Reports of heavy fighting in eastern and southern Ukraine have fueled expectations that Kyiv might finally announce it has begun its long-awaited counteroffensive.
But Ukrainian President Volodymyr Zelenskiy avoided any such statement on June 9, saying merely that "We focus our attention on all directions where our actions are needed and where the enemy may suffer certain defeats.”
Russian President Vladimir Putin has claimed that the Ukrainian counteroffensive was under way but was being largely repelled.
RFE/RL cannot independently confirm reports of developments in areas of the heaviest fighting.
The Ukrainian General Staff said in its situation report early on June 10 that "heavy fighting continues" as the Russian side focused "its main efforts on attempts to fully occupy the Luhansk and Donetsk oblasts" in the east.

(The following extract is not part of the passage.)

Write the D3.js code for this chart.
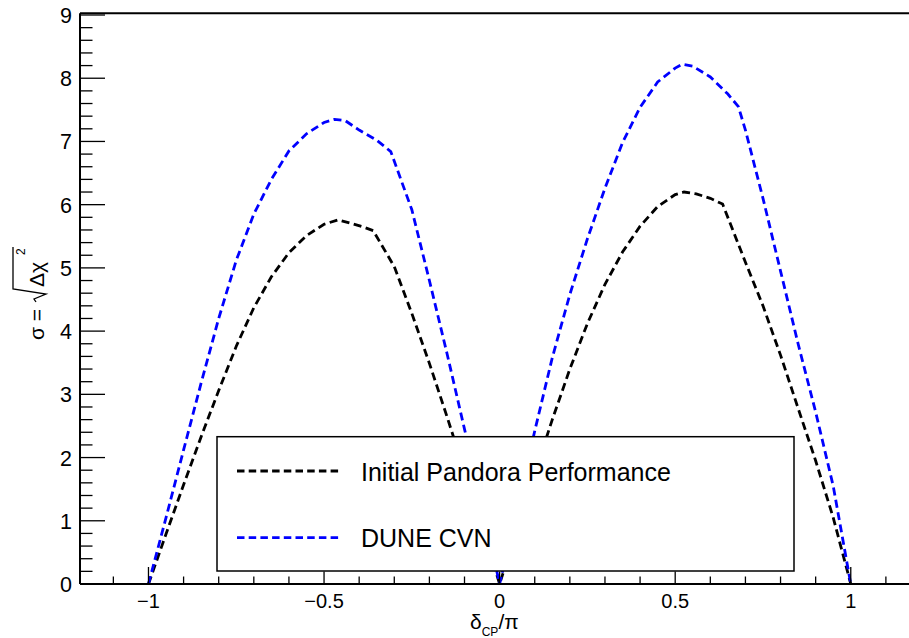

It cited Russian offensive operations in the area of Bakhmut, where months of intense fighting left Russian forces in control of much of the city.
The Ukrainian military suggested it was focusing its own offensive operations on the Zaporizhzhya and Kherson areas in the south, where some outsiders have speculated Kyiv might try to cut off a so-called land bridge connecting Russian-annexed Crimea with mainland Ukraine.
It said Russian forces were being kept "on the defensive" in Zaporizhzhya and Kherson.
Kyiv also claimed that Russian occupation forces were only allowing residents with Russian passports to evacuate flood-affected areas of the Kherson region. RFE/RL could not independently corroborate that accusation.
Air-alert sirens sounded in many parts of the country overnight, with Ukraine's southern command citing combat operations in the skies over Odesa and Mykolayiv.
Lawmaker Oleksiy Honcharenko said two people were killed in an attack by Iranian-made kamikaze drones and another 12 people were injured in blasts following an air alert in the Black Sea port city of Odesa.